Efficiency: Efficiency can be measured in many ways: programmer time, algorithm execution time, memory used, and so on. If a program is to be used once, then programmer time may be a major consideration, and a simple algorithm might be preferred. If a program is to be used many times, however, then it may be worth spending more development time with a complex algorithm, so the procedure will run very quickly.
Use of Memory: One algorithm may require more computer memory in which to execute. If "space" (i.e., memory) is a scarce resource, then the amount of space an algorithm requires should be taken into consideration when comparing algorithms.
Ease of Modification: It is common practice to modify old programs to solve new problems. A very obscure algorithm that is difficult to understand, therefore, is usually less desirable than one which can be easily read and modified.
For this laboratory exercise, we focus on algorithm execution time.
In determining algorithm execution time, we may proceed in several ways:
Each of these approaches has advantages, but each also has drawbacks. Execution times on a specific machine normally depend upon details of the machine and on the specific data used. Timings may vary from data set to data set and from machine to machine, so experiments from one machine and one data set may not be very helpful in general.
For many purposes, it turns out that a high-level analysis provides adequate information to compare algorithms. For the most part, we follow that approach here.
In class, we have discussed both the linear search and the binary search.
Write a brief description (a few sentences) of how a linear search works.
Write a brief description (a few sentences) of how a binary search works. Be sure to include any assumptions the algorithm makes.
In class, we have discussed how efficient each of these algorithms might be. Now we take a more concrete, experimental approach.
We will search for random numbers in a sequence of even integers:
Technically, the structure holding such a collection of data is called an array. With the array data just described, a search should be successful if we are looking for an even, nonnegative integer that is not too large. The search should fail if the desired integer is negative, odd, or too large. In our experiment, we will pick 60 integers as candidates for the search. We pick the first 30 from within the array, to ensure that the search will be successful. Then we then pick the last 30 from the set of odd integers, so that the search will fail. In each case, we will select numbers at random from the given set.

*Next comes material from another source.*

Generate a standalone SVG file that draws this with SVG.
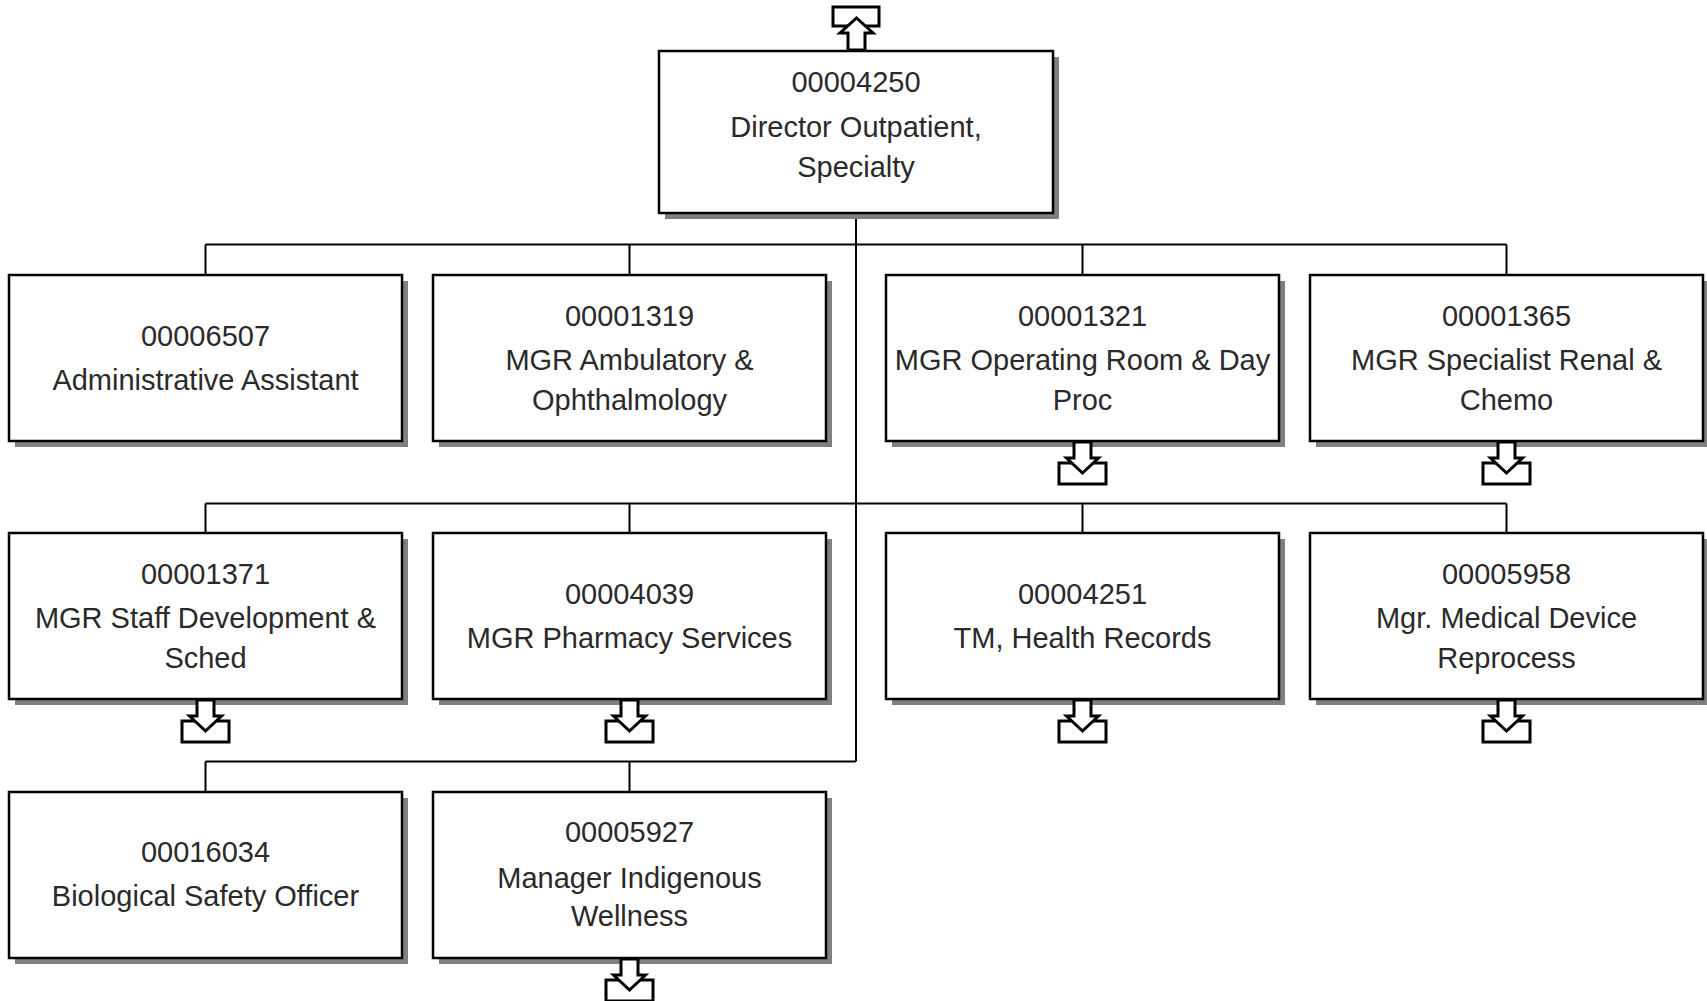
<svg xmlns="http://www.w3.org/2000/svg" xmlns:xlink="http://www.w3.org/1999/xlink" width="1707" height="1001" viewBox="0 0 1707 1001">
<style>
.sh{fill:#808080;stroke:none}
.bx{fill:#fff;stroke:#000;stroke-width:2.5}
.t{font-family:"Liberation Sans",Arial,sans-serif;font-size:29px;fill:#2a2a2a;text-anchor:middle}
.ln{fill:none;stroke:#000;stroke-width:2}
.ar{fill:#fff;stroke:#000;stroke-width:3;stroke-linejoin:miter}
</style>
<defs>
<g id="dn">
<rect class="ar" x="-23.5" y="22" width="47" height="21"/>
<polygon class="ar" points="-8.5,1 8.5,1 8.5,17 16,17 0,32 -16,17 -8.5,17"/>
</g>
<g id="up">
<rect class="ar" x="-23.5" y="-44" width="46" height="19"/>
<polygon class="ar" points="-8.5,-1 -8.5,-18 -16.5,-18 0,-33 16.5,-18 8.5,-18 8.5,-1"/>
</g>
</defs>
<rect width="1707" height="1001" fill="#fff"/>
<g id="connectors">
<path class="ln" d="M856 213V761.5"/>
<path class="ln" d="M205.5 244.5H1506.5M205.5 244.5V275M629.5 244.5V275M1082.5 244.5V275M1506.5 244.5V275"/>
<path class="ln" d="M205.5 503.5H1506.5M205.5 503.5V533M629.5 503.5V533M1082.5 503.5V533M1506.5 503.5V533"/>
<path class="ln" d="M205.5 761.5H856M205.5 761.5V792M629.5 761.5V792"/>
</g>
<g id="n00004250">
<rect class="sh" x="665" y="57" width="394" height="162"/>
<rect class="bx" x="659" y="51" width="394" height="162"/>
<text class="t" x="856" y="92">00004250</text>
<text class="t" x="856" y="137">Director Outpatient,</text>
<text class="t" x="856" y="177">Specialty</text>
<use xlink:href="#up" x="856.5" y="51"/>
</g>
<g id="n00006507">
<rect class="sh" x="15" y="281" width="393" height="166"/>
<rect class="bx" x="9" y="275" width="393" height="166"/>
<text class="t" x="205.5" y="346">00006507</text>
<text class="t" x="205.5" y="390">Administrative Assistant</text>
</g>
<g id="n00001319">
<rect class="sh" x="439" y="281" width="393" height="166"/>
<rect class="bx" x="433" y="275" width="393" height="166"/>
<text class="t" x="629.5" y="326">00001319</text>
<text class="t" x="629.5" y="370">MGR Ambulatory &amp;</text>
<text class="t" x="629.5" y="410">Ophthalmology</text>
</g>
<g id="n00001321">
<rect class="sh" x="892" y="281" width="393" height="166"/>
<rect class="bx" x="886" y="275" width="393" height="166"/>
<text class="t" x="1082.5" y="326">00001321</text>
<text class="t" x="1082.5" y="370">MGR Operating Room &amp; Day</text>
<text class="t" x="1082.5" y="410">Proc</text>
<use xlink:href="#dn" x="1082.5" y="441"/>
</g>
<g id="n00001365">
<rect class="sh" x="1316" y="281" width="393" height="166"/>
<rect class="bx" x="1310" y="275" width="393" height="166"/>
<text class="t" x="1506.5" y="326">00001365</text>
<text class="t" x="1506.5" y="370">MGR Specialist Renal &amp;</text>
<text class="t" x="1506.5" y="410">Chemo</text>
<use xlink:href="#dn" x="1506.5" y="441"/>
</g>
<g id="n00001371">
<rect class="sh" x="15" y="539" width="393" height="166"/>
<rect class="bx" x="9" y="533" width="393" height="166"/>
<text class="t" x="205.5" y="584">00001371</text>
<text class="t" x="205.5" y="628">MGR Staff Development &amp;</text>
<text class="t" x="205.5" y="668">Sched</text>
<use xlink:href="#dn" x="205.5" y="699"/>
</g>
<g id="n00004039">
<rect class="sh" x="439" y="539" width="393" height="166"/>
<rect class="bx" x="433" y="533" width="393" height="166"/>
<text class="t" x="629.5" y="604">00004039</text>
<text class="t" x="629.5" y="648">MGR Pharmacy Services</text>
<use xlink:href="#dn" x="629.5" y="699"/>
</g>
<g id="n00004251">
<rect class="sh" x="892" y="539" width="393" height="166"/>
<rect class="bx" x="886" y="533" width="393" height="166"/>
<text class="t" x="1082.5" y="604">00004251</text>
<text class="t" x="1082.5" y="648">TM, Health Records</text>
<use xlink:href="#dn" x="1082.5" y="699"/>
</g>
<g id="n00005958">
<rect class="sh" x="1316" y="539" width="393" height="166"/>
<rect class="bx" x="1310" y="533" width="393" height="166"/>
<text class="t" x="1506.5" y="584">00005958</text>
<text class="t" x="1506.5" y="628">Mgr. Medical Device</text>
<text class="t" x="1506.5" y="668">Reprocess</text>
<use xlink:href="#dn" x="1506.5" y="699"/>
</g>
<g id="n00016034">
<rect class="sh" x="15" y="798" width="393" height="166"/>
<rect class="bx" x="9" y="792" width="393" height="166"/>
<text class="t" x="205.5" y="862">00016034</text>
<text class="t" x="205.5" y="906">Biological Safety Officer</text>
</g>
<g id="n00005927">
<rect class="sh" x="439" y="798" width="393" height="166"/>
<rect class="bx" x="433" y="792" width="393" height="166"/>
<text class="t" x="629.5" y="842">00005927</text>
<text class="t" x="629.5" y="888">Manager Indigenous</text>
<text class="t" x="629.5" y="926">Wellness</text>
<use xlink:href="#dn" x="629.5" y="958"/>
</g>
</svg>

The program searchTest performs both a linear search and a binary search for randomly-selected items, and records the (approximate) number of comparisons performed by each search algorithm.
The mechanics of running these search experiments are as follows:
cd 105
cp ~weinman/courses/CSC105/labs/searchTest .
./searchTest
Note: Do not use commas when entering numbers.
Run searchTest for a several array sizes between 1000 and 50,000.
Use a spreadsheet to record the results from each program run (i.e., for each array size in your experiment). I suggest you make separate tables to record each of the following:
Do double-check your data entry! Typographical errors can add more spice than is intended to your results.
Now use your spreadsheet to plot the data for each of the four tables you just created. (Make a separate graph for each table.) The horizontal axis should indicate the array size, and the vertical axis should indicate the average number of steps required. You should conduct sufficient experiments, so that a fairly consistent pattern emerges.
Recall that, in OpenOffice Calc you can create a graph by selecting Chart... from the Insert menu. You will probably find that an "XY Chart" is appropriate for this type of data. (Its icon has several squares scattered around the graph.) Once you have selected that, you may also find the subtype called "Symbols Only" to be appropriate.
Finally, I suggest that you use the same y-axis scale for each pair of graphs that depict results from the same search algorithm. This will make a visual comparison of the graphs more meaningful. (In OpenOffice Calc, you can set the y-axis scale as follows. Double-click on the chart, then right-click and select "axis" and then "y-axis" from the menu.)
Describe some conclusions you can draw from your experiments. For example, you might compare and contrast the various graphs you have made.